In the first two months, about 700,000 tonnes of six and eight-inch diameter rolling steel were imported from China and ASEAN, putting a strong strain on domestic steel production, the VSA said.
"Currently, the volume of six and eight-inch diameter rolling steel has dramatically dropped due to increased imports," affirmed the VSA's deputy chairman Nguyen Tien Nghi.
Nghi added that market share on these domestically-produced steel products decreased to 22 per cent in northern provinces and 14 per cent in the south.
"Previously domestic producers held a 30 per cent and 35 per cent market share," Nghi said.
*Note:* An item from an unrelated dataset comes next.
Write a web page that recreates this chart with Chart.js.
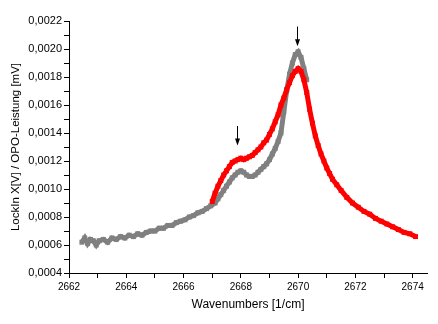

To strictly control imports, the VSA demanded that customs and ministries examine the import of steel, to ensure that the foreign steel exporters don't benefit from low import tax duties.
"Some of the steel imported from China and ASEAN are avoiding tax through exploiting loopholes," Nghi added.
In terms of prices, the VSA predicted that steel prices will surely increase due to the high prices of petrol and oil.
Some 40 kilos of mazut is necessary to produce a tonne of steel. With new petrol and oil prices, each tonne of steel will rise by 80,000 VND (4 USD), said Nghi, excluding transportation costs.
Nghi, however, said that new prices depended on price of imported pig iron on the world market.
Purchase power was also an important factor directly affecting the price of steel, Nghi said.